If we had to pay the bill to nature, what would food waste cost us?
The full economic, environmental and social costs of food waste amount to approximately 2.6 trillion US dollars annually.
17 Sep 2014 – Each year, 30 percent of global food production is lost after harvest or wasted in shops, households and catering services. This represents 750 billion USD in terms of producer or farmgate prices, going up to almost a trillion US dollars of trade value of food every year – half the GDP of Italy!

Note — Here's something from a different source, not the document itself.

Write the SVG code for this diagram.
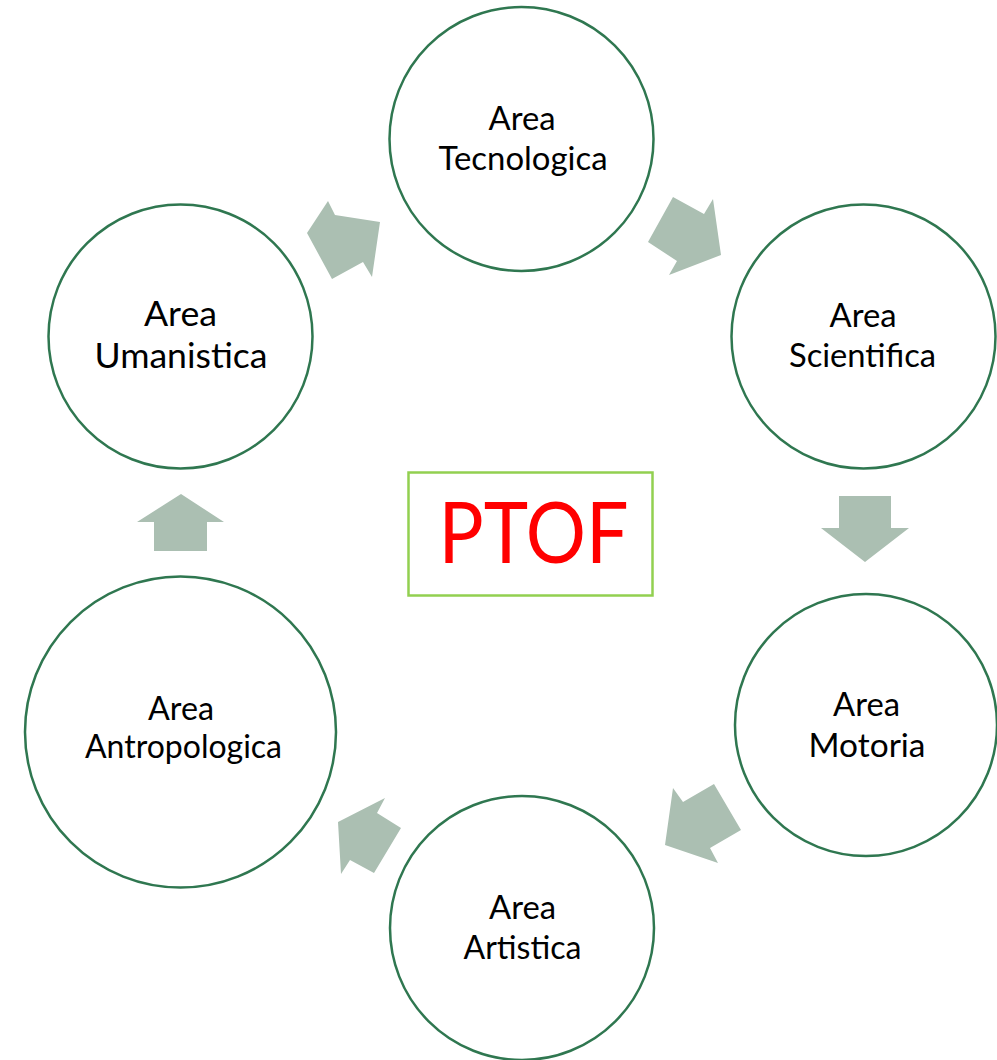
<svg xmlns="http://www.w3.org/2000/svg" width="997" height="1060" viewBox="0 0 997 1060">
<style>
.node{fill:#FFFFFF;stroke:#2F7750;stroke-width:2.5}
.lbl{font-family:Lato,"Open Sans","Liberation Sans",sans-serif;font-size:32px;fill:#000000;text-anchor:middle}
.big{font-size:34.5px}
.arrow{fill:#ABBFB2;stroke:none}
.box{fill:#FFFFFF;stroke:#92D050;stroke-width:2.5}
.title{font-family:Lato,"Open Sans","Liberation Sans",sans-serif;font-size:86px;fill:#FF0000;text-anchor:middle}
</style>
<rect width="997" height="1060" fill="#FFFFFF"/>
<g id="connectors">
<polygon class="arrow" points="307,233 328,201 335,215 380,222 372,277 363,262 332,279"/>
<polygon class="arrow" points="648,242 673,197 704,214 713,199 721,255 669,275 677,261"/>
<polygon class="arrow" points="839,496 891,496 891,528 909,528 865,562 821,528 839,528"/>
<polygon class="arrow" points="714,784 741,830 710,848 718,863 665,845 673,788 683,802"/>
<polygon class="arrow" points="401,828 374,873 350,860 341,874 338,822 385,798 377,813"/>
<polygon class="arrow" points="154,551 154,522 137,522 181,494 224,522 207,522 207,551"/>
</g>
<g id="node-tecnologica">
<circle class="node" cx="521.5" cy="139" r="132"/>
<text class="lbl" x="522" y="130" textLength="67" lengthAdjust="spacingAndGlyphs">Area</text>
<text class="lbl" x="523" y="170" textLength="169" lengthAdjust="spacingAndGlyphs">Tecnologica</text>
</g>
<g id="node-scientifica">
<circle class="node" cx="863.5" cy="336.5" r="132"/>
<text class="lbl" x="863" y="327" textLength="67" lengthAdjust="spacingAndGlyphs">Area</text>
<text class="lbl" x="862.5" y="367" textLength="147" lengthAdjust="spacingAndGlyphs">Scientifica</text>
</g>
<g id="node-motoria">
<circle class="node" cx="866" cy="725" r="131"/>
<text class="lbl" x="866.5" y="716" textLength="67" lengthAdjust="spacingAndGlyphs">Area</text>
<text class="lbl" x="867" y="757" textLength="117" lengthAdjust="spacingAndGlyphs">Motoria</text>
</g>
<g id="node-artistica">
<circle class="node" cx="522" cy="928" r="132"/>
<text class="lbl" x="522.5" y="919" textLength="67" lengthAdjust="spacingAndGlyphs">Area</text>
<text class="lbl" x="522.5" y="959" textLength="118" lengthAdjust="spacingAndGlyphs">Artistica</text>
</g>
<g id="node-antropologica">
<circle class="node" cx="180.5" cy="732" r="155.5"/>
<text class="lbl" x="181" y="720" textLength="66" lengthAdjust="spacingAndGlyphs">Area</text>
<text class="lbl" x="183.5" y="758" textLength="197" lengthAdjust="spacingAndGlyphs">Antropologica</text>
</g>
<g id="node-umanistica">
<circle class="node" cx="180.5" cy="336.5" r="132"/>
<text class="lbl big" x="180.5" y="326" textLength="73" lengthAdjust="spacingAndGlyphs">Area</text>
<text class="lbl big" x="181" y="368" textLength="173" lengthAdjust="spacingAndGlyphs">Umanistica</text>
</g>
<g id="node-ptof">
<rect class="box" x="408.5" y="472.5" width="244" height="123"/>
<text class="title" x="533.5" y="563" textLength="190" lengthAdjust="spacingAndGlyphs">PTOF</text>
</g>
</svg>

If nature asked us to pay the total bill for food waste, it could charge society at least another 700 billion dollars a year. Because that wasted food still:
- caused greenhouse gas emissions and climate change damages
- used water for irrigation and increased water scarcity
- cleared forests and eroded land
- led to loss of pollinators, fishes and other biodiversity
And there is more.
Social costs worth another trillion dollars are caused by food that never added one bit of nutrition to humanity. This includes: pesticides impact on human health, loss of livelihoods, as natural resources become more scarce, conflicts induced by pressure on natural resources and subsidies spent to produce food wastage
But those are only the costs that can be calculated. Food wastage has many more costs that cannot be quantified. Imagine if we quantified:
- the loss of wetlands that purify water,
- or of biodiversity of pastures,
- or the value of fish discarded,
- the scarcity of essential agricultural inputs such as phosphorus,
- or the increase in food prices because of less supply…
Assigning a monetary value to environmental or social impacts will always be inexact.
However we look at it, reducing food waste makes sense economically, environmentally and socially.